Once a face is detected, the phone usually selects a white balance based on the scene. With Real Tone, the Pixel 6 also factors in the skin tone of the subject to select a white balance that brings out the natural beauty of someone's complexion. Google also improved the auto-exposure tuning to ensure that photos actually look like you do in real life, as opposed to skewing green or gray.

The artists and photographers Google invited to test the phones gave feedback directly to software engineers to improve the aesthetics of how photos were finished. Stray light is minimized so people's complexions don't look ashy or washed out. When a subject has a darker complexion the algorithm now adds more nuance to mid- and undertones. The end result is cameras that can take beautiful photos of all skin tones equally.
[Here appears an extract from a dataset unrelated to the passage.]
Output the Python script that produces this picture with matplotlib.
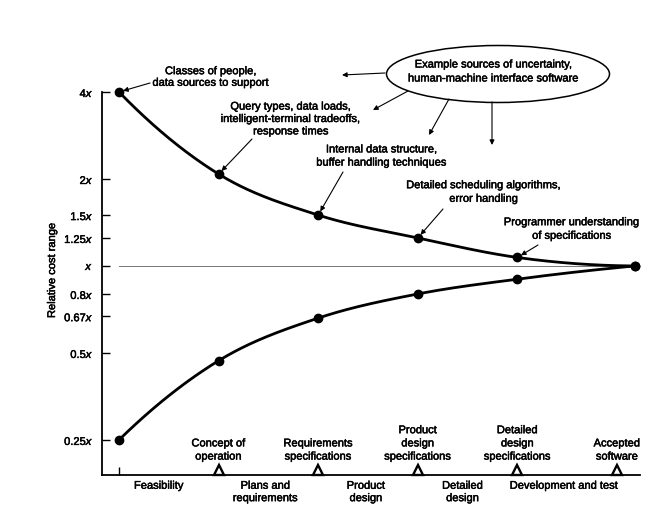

But these improvements are not just limited to the Pixel 6 and 6 Pro. Google Photos' auto-enhance feature will also have all of this baked in so that edits are more inclusive. And third-party apps that use the cameras can also take advantage of Real Tone.

Google Pixel 6 and Pixel 6 Pro

On the left is the Google Pixel 6 Pro, on the right the Pixel 6.

Patrick Holland/CNET

Pixel 6 features more inclusive voice recognition 

Real Tone is an obvious example where you can see meaningful improvement in terms of being more inclusive. Another area where it's nearly as obvious is with voice recognition. Google uses its new Tensor chip to better understand what you're saying no matter your speech pattern or accent. It can learn what terms and names are important to you that might be inconsequential to others. Google's natural language processing on the Pixel 6 is even faster than it was on the Pixel 5.

Google uses Tensor for on-device voice recognition and transcription, and by doing so these processes use half as much power as previous Pixel phones. One of the benefits of this is an improved voice typing experience. The Pixel 6 can use your contacts list to get the correct spelling of a name you say. In the event video, we see a text message being voice typed to someone named Rani. The Pixel 6 correctly spells Rani, instead of, say, Ronnie, because the user has Rani in his contacts.

One of the more impressive additions to voice typing is how the Pixel handles all of the punctuation, so you don't have to dictate commas and question marks. When it comes to transcription suggestions, like Katherine versus Catherine, the Pixel makes suggestions based on the phonetics of what you're saying instead of keystroke-oriented corrections, which aren't always useful for dictation.

And an added benefit of all of this is more accurate emoji transcriptions.

Watch this: Marie Kondo demonstrates Google's Live Translate on Pixel 6

Pixel 6 includes Live Translation on device

Tensor not only allows for simple translation between languages to be done on-device but it improves the quality of those translations by 18%, Google says. This allows people to communicate in their own language to each other. In the demo, we see an English speaker texting someone who is Japanese. The Pixel 6 translates the messages from Japanese to English for the English speaker and vice versa for the Japanese speaker.
At the end of the day, all of these changes and additions add up to a more meaningful update that goes beyond big specs and a flashy design. The Pixel 6 seems like it can truly transform your relationship with your phone, by making your phone understand you better.